Internal Communications as a Key Innovation Enabler
Posted on Mon, Aug 23, 2010
By Jeff Boehm
I had the opportunity to speak at the Open Innovation Summit in Chicago recently about the importance of internal marketing in building a successful innovation program. At first blush one might be tempted to question how internal marketing relates to innovation. Sure – we all know about innovations in external marketing (packaging, naming, pricing, promotion, etc.). But internal marketing? Why do you need to invest there? Well as presenter after presenter at this conference confirmed: if you don’t have good internal awareness and support for your innovation program, it will not succeed.
The allure of innovation is obvious: to compete in today’s global economy in just about any sector it is becoming a situation of “innovate or perish.” A recent Boston Consulting Group report found that 94% of senior business leaders listed innovation as one of their top priorities. But that report, and many others have gone on to cite many reasons why companies are not successful at innovation today. One of the key reasons – and where Invention Machine is helping hundreds of manufacturing organizations – is that innovation remains a largely ad-hoc process. Through the implementation of a strong innovation foundation companies canimprove their ability to innovate on a consistent, sustainable basis. 
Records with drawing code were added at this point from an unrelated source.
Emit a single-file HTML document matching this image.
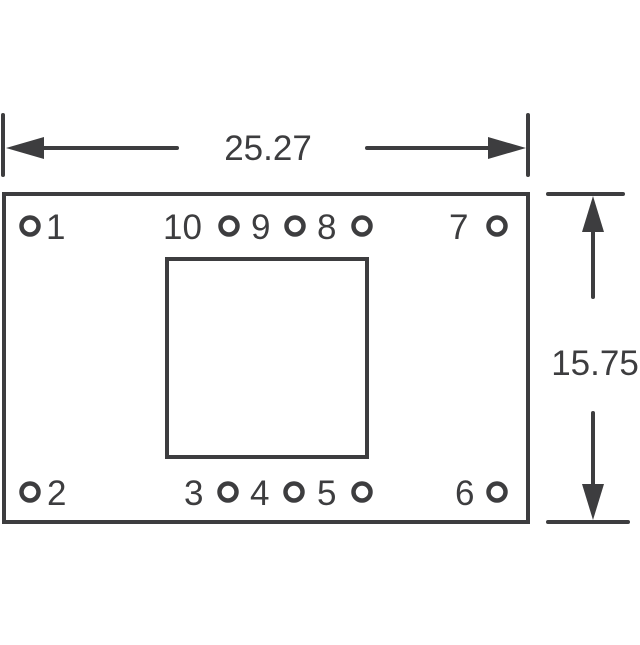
<!DOCTYPE html>
<html><head><style>body{margin:0;background:#fff}</style></head><body>
<svg width="640" height="640" viewBox="0 0 640 640" xmlns="http://www.w3.org/2000/svg">
<g stroke="#3d3d3f" fill="none" stroke-linecap="round">
<rect x="4" y="194" width="524" height="328" stroke-width="4"/>
<rect x="167" y="259" width="200" height="198" stroke-width="4"/>
<line x1="3" y1="115" x2="3" y2="175" stroke-width="4"/>
<line x1="528" y1="115" x2="528" y2="175" stroke-width="4"/>
<line x1="30" y1="148" x2="177" y2="148" stroke-width="4"/>
<line x1="367" y1="148" x2="500" y2="148" stroke-width="4"/>
<line x1="548" y1="194" x2="623" y2="194" stroke-width="4"/>
<line x1="548" y1="522" x2="628" y2="522" stroke-width="4"/>
<line x1="593" y1="225" x2="593" y2="297" stroke-width="4"/>
<line x1="593" y1="413" x2="593" y2="495" stroke-width="4"/>
<g stroke-width="4.5">
<circle cx="30" cy="226" r="8.5"/><circle cx="229" cy="226" r="8.5"/><circle cx="295" cy="226" r="8.5"/><circle cx="362" cy="226" r="8.5"/><circle cx="497" cy="226" r="8.5"/>
<circle cx="30" cy="492" r="8.5"/><circle cx="228" cy="492" r="8.5"/><circle cx="294" cy="492" r="8.5"/><circle cx="362" cy="492" r="8.5"/><circle cx="497" cy="492" r="8.5"/>
</g>
</g>
<g fill="#3d3d3f">
<polygon points="6,148 44,137 44,159"/>
<polygon points="526,148 488,137 488,159"/>
<polygon points="593,196 582,232 604,232"/>
<polygon points="593,520 582,484 604,484"/>
</g>
<g fill="#3d3d3f" font-family="Liberation Sans, sans-serif" font-size="35">
<text x="268" y="160" text-anchor="middle">25.27</text>
<text x="595" y="375" text-anchor="middle">15.75</text>
<text x="46" y="239">1</text>
<text x="163" y="239">10</text>
<text x="251" y="239">9</text>
<text x="317" y="239">8</text>
<text x="449" y="239">7</text>
<text x="47" y="505">2</text>
<text x="184" y="505">3</text>
<text x="250" y="505">4</text>
<text x="317" y="505">5</text>
<text x="455" y="505">6</text>
</g>
</svg>
</body></html>
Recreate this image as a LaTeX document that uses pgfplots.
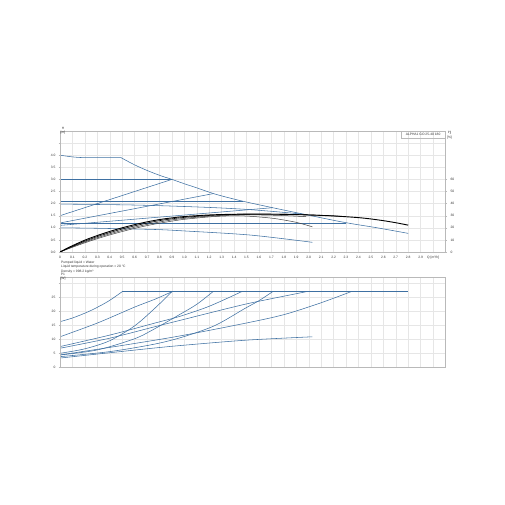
\documentclass[border=0pt]{standalone}
\usepackage{fontspec}
\setmainfont{Liberation Sans}
\usepackage{pgfplots}
\pgfplotsset{compat=1.18}
\definecolor{gblue}{RGB}{62,112,162}
\definecolor{ggrid}{RGB}{230,230,230}
\definecolor{gaxis}{RGB}{185,185,185}
\begin{document}
\begin{tikzpicture}
\path[use as bounding box] (0pt,0pt) rectangle (505pt,505pt);
\pgfplotsset{
  gbase/.style={
    scale only axis, width=385.5pt,
    xmin=0, xmax=3.1,
    xtick={0,0.1,0.2,0.3,0.4,0.5,0.6,0.7,0.8,0.9,1.0,1.1,1.2,1.3,1.4,1.5,1.6,1.7,1.8,1.9,2.0,2.1,2.2,2.3,2.4,2.5,2.6,2.7,2.8,2.9,3.0},
    grid=major, grid style={ggrid, line width=0.35pt},
    axis line style={gaxis, line width=0.4pt},
    tick style={gaxis, line width=0.3pt},
    major tick length=1.5pt, tick align=outside,
    tick label style={font=\fontsize{3.3}{4}\selectfont, text=black!80},
    /pgf/number format/assume math mode=true,
    x tick label style={yshift=0.6pt},
    y tick label style={xshift=0.4pt},
  },
  hline/.style={gblue, line width=0.55pt},
  eline/.style={black, line width=0.6pt, smooth},
}
% ---------------- top axis: H ----------------
\begin{axis}[gbase, at={(60pt,253pt)}, anchor=south west, height=121pt,
  ymin=0, ymax=5,
  ytick={0,0.5,1,1.5,2,2.5,3,3.5,4,4.5},
  yticklabels={0.0,0.5,1.0,1.5,2.0,2.5,3.0,3.5,4.0,},
  xticklabels={0,0.1,0.2,0.3,0.4,0.5,0.6,0.7,0.8,0.9,1.0,1.1,1.2,1.3,1.4,1.5,1.6,1.7,1.8,1.9,2.0,2.1,2.2,2.3,2.4,2.5,2.6,2.7,2.8,2.9,{Q [m³/h]}},
  ytick pos=left, xtick pos=bottom]
% max curve (III)
\addplot[hline, smooth] coordinates {(0,4.0)(0.1,3.93)(0.2,3.9)(0.49,3.9)};
\addplot[hline, smooth] coordinates {(0.49,3.9)(0.6,3.6)(0.7,3.37)(0.8,3.17)(0.9,3.0)(1.0,2.82)(1.1,2.65)(1.23,2.42)(1.35,2.25)(1.486,2.08)(1.71,1.83)(2.0,1.52)(2.29,1.22)(2.55,1.0)(2.8,0.77)};
% CP3, PP3
\addplot[hline] coordinates {(0,3.0)(0.9,3.0)};
\addplot[hline] coordinates {(0,1.5)(0.9,3.0)};
% CP2, PP2
\addplot[hline] coordinates {(0,2.08)(1.47,2.08)};
\addplot[hline] coordinates {(0,1.2)(1.23,2.41)};
% curve II
\addplot[hline, smooth] coordinates {(0,1.98)(0.5,1.95)(0.763,1.92)(1.0,1.88)(1.25,1.83)(1.5,1.76)(1.75,1.66)(1.98,1.55)};
% CP1, PP1
\addplot[hline] coordinates {(0,1.2)(2.3,1.2)};
\addplot[hline] coordinates {(0,1.1)(1.71,1.83)};
% curve I
\addplot[hline, smooth] coordinates {(0,1.0)(0.3,0.98)(0.763,0.93)(1.0,0.87)(1.53,0.70)(2.03,0.40)};
\draw[gaxis, line width=1.1pt] (rel axis cs:0,0) -- (rel axis cs:0,1);
\end{axis}
% ---------------- top axis: eta ----------------
\begin{axis}[gbase, at={(60pt,253pt)}, anchor=south west, height=121pt,
  ymin=0, ymax=100, grid=none,
  axis y line*=right, axis x line=none,
  ytick={0,10,20,30,40,50,60},
  y tick label style={xshift=-0.4pt}]
\addplot[eline, black!75, line width=0.5pt] coordinates {(0,0)(0.05,2)(0.1,3.9)(0.2,7.6)(0.3,11)(0.4,14.1)(0.5,16.9)(0.6,19.5)(0.7,21.8)(0.8,23.8)(0.9,25.5)(1.0,27)(1.2,29)(1.35,29.8)(1.5,29.7)(1.65,28.5)(1.75,27.3)(1.9,24.5)(2.03,20.8)};
\addplot[eline, black!80, line width=0.5pt] coordinates {(0,0)(0.05,2.2)(0.1,4.3)(0.2,8.3)(0.3,11.8)(0.4,15)(0.5,17.9)(0.6,20.5)(0.7,22.8)(0.8,24.8)(0.9,26.5)(1.0,27.8)(1.2,29.6)(1.4,30.5)(1.6,30.6)(1.8,30.1)(1.98,29.2)};
\addplot[eline] coordinates {(0,0)(0.05,2.4)(0.1,4.7)(0.2,9)(0.3,12.7)(0.4,16)(0.5,19)(0.6,21.6)(0.7,23.9)(0.8,25.9)(0.9,27.4)(1.0,28.6)(1.2,30.2)(1.4,31)(1.6,31.3)(1.8,31.2)(2.0,30.7)(2.2,29.8)(2.3,29.2)};
\addplot[eline, line width=0.9pt] coordinates {(0,0)(0.05,2.7)(0.1,5.2)(0.2,9.8)(0.3,13.6)(0.4,17)(0.5,20)(0.6,22.6)(0.7,24.9)(0.8,26.8)(0.9,28.2)(1.0,29.3)(1.2,30.6)(1.4,31.2)(1.6,31.3)(1.8,31.1)(2.0,30.6)(2.2,29.8)(2.4,28.4)(2.5,27.3)(2.6,25.9)(2.7,24.2)(2.8,22.2)};
\end{axis}
% ---------------- bottom axis: P1 ----------------
\begin{axis}[gbase, at={(60pt,137.7pt)}, anchor=south west, height=89.6pt,
  ymin=0, ymax=32,
  ytick={0,5,10,15,20,25,30},
  yticklabels={0,5,10,15,20,25,},
  xticklabels={}, ytick pos=left, xtick pos=bottom, major x tick style={draw=none}]
\addplot[hline, smooth] coordinates {(0,16.3)(0.1,17.6)(0.23,19.9)(0.35,22.6)(0.42,24.5)(0.5,27)};
\addplot[hline] coordinates {(0.5,27)(2.8,27)};
\addplot[hline, smooth] coordinates {(0,10.9)(0.3,15.8)(0.6,21.5)(0.763,24.3)(0.9,27)};
\addplot[hline, smooth] coordinates {(0,5)(0.2,6.6)(0.4,9.5)(0.6,14.8)(0.763,21.1)(0.9,27)};
\addplot[hline, smooth] coordinates {(0,7.4)(0.4,11.5)(0.763,15.8)(0.964,18.2)(1.2,21.8)(1.46,27)};
\addplot[hline, smooth] coordinates {(0,4.4)(0.3,6.2)(0.6,10.2)(0.763,13.8)(0.964,18.9)(1.1,22.5)(1.23,27)};
\addplot[hline, smooth] coordinates {(0,6.8)(0.4,10.4)(0.763,14.5)(1.04,17.6)(1.3,20.5)(1.526,22.9)(1.8,25.4)(1.98,27)};
\addplot[hline, smooth] coordinates {(0,3.8)(0.4,5.6)(0.763,8.3)(1.0,11)(1.25,15)(1.486,21)(1.6,23.8)(1.71,27)};
\addplot[hline, smooth] coordinates {(0,4.4)(0.5,7.8)(0.964,11.2)(1.486,15.7)(1.8,18.8)(2.09,22.9)(2.34,27)};
\addplot[hline, smooth] coordinates {(0,3.3)(0.4,5.2)(0.763,6.9)(1.0,7.9)(1.5,9.7)(2.03,10.9)};
\draw[gaxis, line width=1.1pt] (rel axis cs:0,0) -- (rel axis cs:0,1);
\end{axis}
% ---------------- labels ----------------
\begin{scope}[every node/.style={font=\fontsize{3.3}{4}\selectfont, inner sep=0pt, text=black!80}]
\node at (63pt,376.7pt) {H};
\node at (63pt,372.5pt) {[m]};
\node at (449.5pt,372pt) {$\eta$};
\node at (449.5pt,367.8pt) {[\%]};
\node at (63pt,230.5pt) {P1};
\node at (63pt,226.3pt) {[W]};
\node[anchor=west] at (61pt,242.5pt) {Pumped liquid = Water};
\node[anchor=west] at (61pt,238pt) {Liquid temperature during operation = 20 °C};
\node[anchor=west] at (61pt,233.5pt) {Density = 998.2 kg/m³};
\draw[gaxis, line width=0.3pt] (400.7pt,374pt) rectangle (445.5pt,366.7pt);
\node at (423.1pt,370.3pt) {ALPHA1 GO 25-40 180};
\end{scope}
\end{tikzpicture}
\end{document}
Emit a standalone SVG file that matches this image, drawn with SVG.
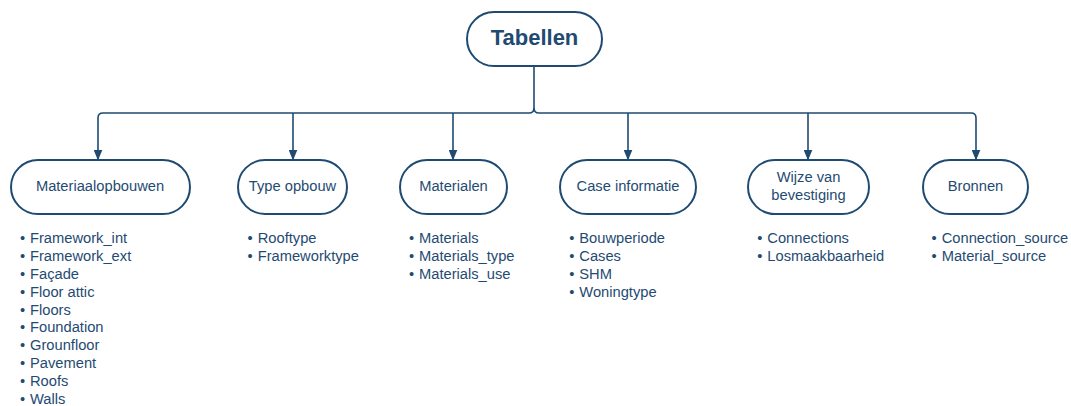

But, as I have seen time and again at Invention Machine, merely establishing that foundation is not sufficient. Like any other new initiative, simply creating the innovation field of dreams and hoping engineers and scientists will flock to it, isn’t enough. A typical response is to augment that with an executive mandate incenting, or dictating, participation. While having the infrastructure in place and solid management support are important ingredients, they are not enough.
With the increasing pressures in today’s economy, engineers and scientists are not exactly sitting around waiting for the next great program to get involved with. In fact, they are often skeptical of new programs, especially given the failure rates of many “next big things” and mandates introduced over the last decade. To make your innovation program successful – and get the engineers, scientists, researchers, marketing, business development, and the rest of your innovation workforce on board, you need to sell this new program to them. This is where internal marketing comes in.
With a strong internal communications program in place, you will begin to build a groundswell of awareness, support, and demand for this new innovation initiative. In a future post, I’ll outline the four key elements of a successful internal marketing program, but as I have seen at dozens of our customers across the globe, a strong internal communications program can be the make or break ingredient to innovation success.